The unemployment rate remained flat at 6.7% in December, as compared to November; the metric hit a record high of 14.7% in April.
There are now 10.7 million unemployed people in the United States, compared to 10.9 million in November, the government said.
The number of permanent job losers ticked down by 348,000 in December to about 3.3 million—about three times prepandemic levels.
In addition to the unexpected job losses, the labor force participation rate remained flat at 61.5%—meaning there are still 7.3 million people in America who still want a job but are not actively seeking employment.
About 4.6 million people not in the labor force in December were unable to look for work because of the pandemic, the BLS reported, up from 3.9 million in November.
December’s report continued to show stark differences in unemployment by race, with minority groups such as Black Americans and Hispanics facing above-average unemployment rates of 9.9% and 9.3%, respectively.
“With large swaths of the U.S. economy shut down throughout December to combat the spread of Covid-19, it’s no surprise that the economy lost jobs in December,” James McDonald, the CEO of Los Angeles-based Hercules Investments said of Friday’s “disappointing” jobs report. “The slower-than-expected Covid-19 vaccine rollout is keeping economic lockdowns and social distancing measures in place, which is a worrisome combination for small businesses and the jobs market.”
What To Watch For
McDonald notes that the future economic outlook is bound “ever tighter to the increasingly vulnerable labor market,” adding that the relationship between temporary job losses and permanent layoffs should shed light on how the labor market will take shape once the pandemic finally subsides.

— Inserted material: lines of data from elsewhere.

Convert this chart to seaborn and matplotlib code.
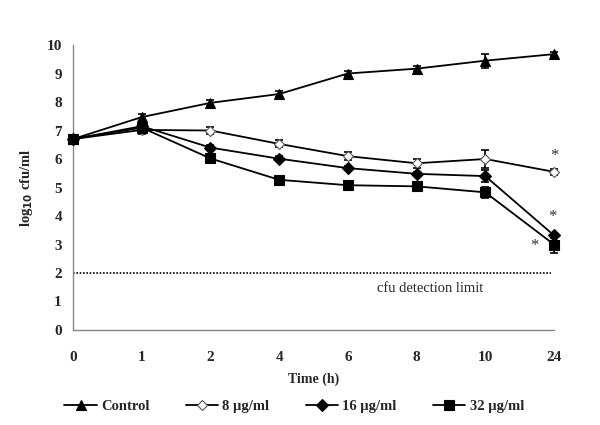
import matplotlib
matplotlib.use("Agg")
import matplotlib.pyplot as plt
import seaborn as sns
import numpy as np
import pandas as pd

# ---- data ----
time_labels = ["0", "1", "2", "4", "6", "8", "10", "24"]
control = [6.7, 7.47, 7.97, 8.28, 9.0, 9.17, 9.45, 9.68]
control_err = [0.05, 0.12, 0.1, 0.1, 0.1, 0.08, 0.25, 0.08]
ug8 = [6.7, 7.02, 7.0, 6.53, 6.1, 5.85, 6.0, 5.55]
ug8_err = [0.05, 0.15, 0.12, 0.12, 0.15, 0.15, 0.33, 0.1]
ug16 = [6.7, 7.15, 6.4, 6.01, 5.68, 5.48, 5.4, 3.32]
ug16_err = [0.05, 0.08, 0.08, 0.08, 0.08, 0.08, 0.2, 0.1]
ug32 = [6.7, 7.1, 6.02, 5.27, 5.08, 5.04, 4.83, 3.0]
ug32_err = [0.05, 0.06, 0.05, 0.05, 0.05, 0.05, 0.2, 0.3]
series_names = ["Control", "8 \u00b5g/ml", "16 \u00b5g/ml", "32 \u00b5g/ml"]
detection_limit = 2.0

sns.set_style("white")
plt.rcParams["font.family"] = ["Liberation Serif", "DejaVu Serif"]

fig = plt.figure(figsize=(6, 4.25), dpi=100)
ax = fig.add_axes([73/600, 1-330/425, (554-73)/600, (330-45)/425])

pos = np.arange(len(time_labels))
values = [control, ug8, ug16, ug32]
errs = [control_err, ug8_err, ug16_err, ug32_err]
markers = ["^", "D", "D", "s"]
mfcs = ["black", "white", "black", "black"]
msizes = [7.5, 5.5, 6.5, 7]

for name, v, e, m, fc, ms in zip(series_names, values, errs, markers, mfcs, msizes):
    df = pd.DataFrame({"pos": pos, "val": v})
    eb = ax.errorbar(pos, v, yerr=e, fmt="none", ecolor="black", elinewidth=1.2,
                     capsize=3, capthick=1.2, zorder=2)
    for child in eb.get_children():
        child.set_clip_on(False)
    sns.lineplot(data=df, x="pos", y="val", ax=ax, color="black", lw=1.3,
                 marker=m, markersize=ms, markerfacecolor=fc,
                 markeredgecolor="black" if fc == "black" else "#555555",
                 markeredgewidth=0.8, zorder=3, label=name)
for ln in ax.lines:
    ln.set_clip_on(False)

# detection limit
ax.plot([0, 6.95], [detection_limit, detection_limit], ls=(0, (1, 1)),
        color="black", lw=1.2)
ax.text(5.2, 1.45, "cfu detection limit", ha="center", va="center", fontsize=10.5)

# asterisks
ax.text(7.0, 6.1, "*", ha="center", va="center", fontsize=12, color="#333333")
ax.text(6.98, 3.95, "*", ha="center", va="center", fontsize=12, color="#333333")
ax.text(6.72, 2.95, "*", ha="center", va="center", fontsize=12, color="#333333")

ax.set_xlim(0, 7)
ax.set_ylim(0, 10)
ax.set_xticks(pos)
ax.set_xticklabels(time_labels)
ax.set_yticks(range(0, 11))
for sp in ["top", "right"]:
    ax.spines[sp].set_visible(False)
for sp in ["left", "bottom"]:
    ax.spines[sp].set_color("#888888")
    ax.spines[sp].set_linewidth(1.0)
ax.tick_params(axis="both", direction="out", length=4, color="#888888",
               labelsize=11, pad=4)
ax.tick_params(axis="x", pad=11)
for t in ax.get_xticklabels() + ax.get_yticklabels():
    t.set_fontweight("bold")

ax.set_xlabel("Time (h)", fontsize=10, fontweight="bold", labelpad=6)
ax.set_ylabel(r"log$_{\mathbf{10}}$ cfu/ml", fontsize=10.5, fontweight="bold", labelpad=8)

leg = ax.legend(loc="upper center", bbox_to_anchor=(0.46, -0.2), ncol=4,
                frameon=False, fontsize=10.5, handlelength=2.2,
                columnspacing=2.5, handletextpad=0.3)
for t in leg.get_texts():
    t.set_fontweight("bold")

fig.savefig("out.png", dpi=100)
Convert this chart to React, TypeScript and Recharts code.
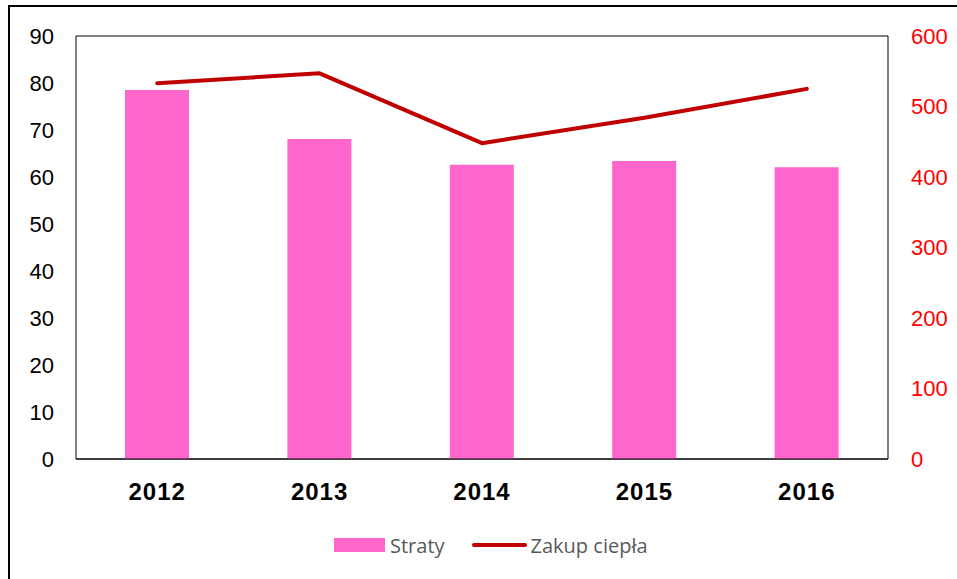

Only a little more than half of the 22 million Americans who lost their jobs in the early months of the pandemic are once again employed. The unemployment rate, however, is “still far too high, especially because the headline number masks the millions of Americans who have simply dropped out of the labor force,” Philadelphia Federal Reserve President Patrick Harker said Wednesday, noting that the swelling number of those experiencing long-term unemployment is also troubling. Also Wednesday, Goldman Sachs noted that the broad-based resurgence of the coronavirus and resulting business restrictions have led to a slower recovery in the job market than elsewhere in the economy, such as the booming stock market, for example. “Additionally, while continuing jobless claims declined during the payroll month, much of the drop reflected the expiration of program eligibility—as opposed to reemployment,” the Goldman analysts noted, referencing the one week of lapsed unemployment relief as a result of President Donald Trump’s delay in signing the $900 billion stimulus package over the holidays.
“Layoffs in leisure and hospitality and other virus-sensitive services categories temporarily halted the employment recovery that began in May and that we expect to continue in 2021,” Goldman added Wednesday. Fed President Harker, meanwhile, said about 30% of employment in those sectors has “evaporated” year over year—marking a “still-stunning decline” nearly one year into the pandemic.
19.2 million. That’s how many people were still receiving some form of government unemployment benefit last week—shockingly high compared to the 1.8 million in the comparable week in 2020, according to weekly data released Thursday. That’s higher than the number of unemployed Americans, due to a startling number of people who’ve dropped out of the labor force because they’re no longer looking for work.